L’enseignement hybride constitue donc un atout certain pour l’engagement des étudiants, parce qu’il implique à la fois les caractéristiques d’un enseignement centré sur l’apprenant et les caractéristiques propres à l’enseignement hybride.
2. Doubles modalités présence/distance : un moyen de gérer l’hétérogénéité ?
La double modalité présence/distance de l’enseignement hybride permet de gérer l’hétérogénéité à trois niveaux :
– l’hétérogénéité dans les attentes et les besoins des étudiants ;
– l’hétérogénéité dans le rythme de travail des étudiants ;
– l’hétérogénéité des types de cours. Certains cours se prêtent en effet davantage à l’enseignement hybride qu’à l’enseignement en présentiel.
3. Double adaptation : l’hybridation pour les étudiants les plus autonomes ?
Comme nous l’avons vu, l’enseignement hybride présente une double caractéristique. De fait, pour s’adapter à l’enseignement hybride, il est nécessaire que l’étudiant fasse doublement évoluer son métier d’étudiant pour pouvoir s’approprier les nouvelles attentes : celles de la pédagogie centrée sur l’apprenant et celles de l’hybridation.
– S’adapter aux nouvelles attentes de la pédagogie centrée sur l’apprenant : les résultats du questionnaire montrent que certains étudiants éprouvent des difficultés à s’approprier les caractéristiques de la pédagogie centrée sur l’apprenant, c’est-à-dire à devenir davantage acteur de son apprentissage.
– S’adapter aux nouvelles attentes de l’enseignement hybride. Certains étudiants ont des difficultés à s’approprier l’asynchronicité des contacts, liés à l’usage du numérique. On observe également que leurs difficultés portent sur l’appropriation de la flexibilité. Certains ne parviennent pas à faire évoluer leur relation au temps (flexibilité horaire), à l’espace (flexibilité géographique) et à soi (flexibilité pédagogique).
Nous faisons l’hypothèse ici que ce sont alors les étudiants les plus autonomes qui parviennent le mieux à faire évoluer leur nouveau métier d’étudiant pour s’adapter aux nouvelles attentes.
Conseils pour la mise en place d’un enseignement hybride
– Pour favoriser l’adhésion des enseignants dans le dispositif Flex-Hybrid, l’explicitation du fonctionnement du dispositif auprès des enseignants est essentielle. Ainsi, il conviendra par exemple d’insister auprès des enseignants sur la constitution du comité de valorisation.
– La mise en place de l’hybridation nécessite une prise en compte des contraintes de l’institution, par exemple : date d’attribution des cours aux enseignants, disponibilité et accessibilité du matériel.
– Un exemple de cours hybride pourrait être montré aux enseignants pour qu’ils puissent s’approprier plus facilement le dispositif.
– Proposer d’autres appels à projet.
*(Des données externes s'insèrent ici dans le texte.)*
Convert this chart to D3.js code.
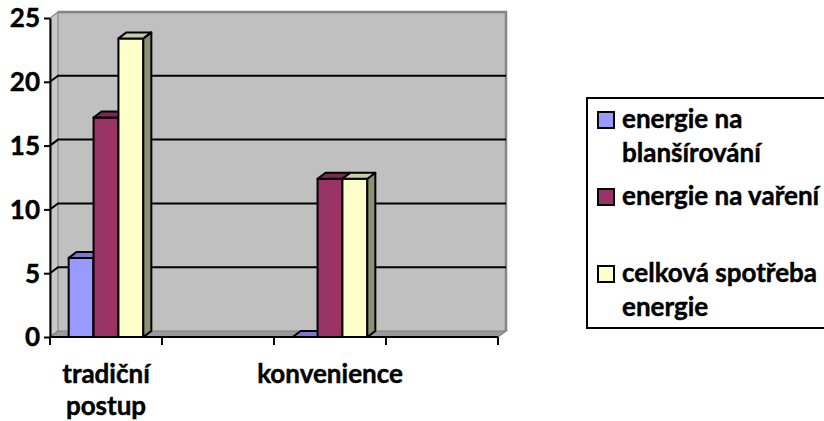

Il pourrait être intéressant de proposer un projet avec une « porte d’entrée » pédagogique, de manière à faire évoluer les pratiques pédagogiques dans le cadre d’enseignements en présentiel. Par exemple il pourrait s’agir d’un accompagnement à la mise en place d’un apprentissage par problème.
– Expliciter davantage les évolutions dans le métier d’étudiant (les attentes) induites par l’enseignement hybride. Cette explicitation pourrait faire l’objet d’un document texte ou d’une présentation en présentiel.
– Renforcer l’accompagnement des étudiants à distance. Par exemple, l’enseignant pourrait utiliser davantage les outils de communication synchrones. Des documents méthodologiques pourraient compléter les ressources.
– Accompagner davantage les étudiants dans l’évolution de leur métier d’étudiant, notamment dans le développement de leurs compétences de « travail en autonomie » et de « travail collaboratif ».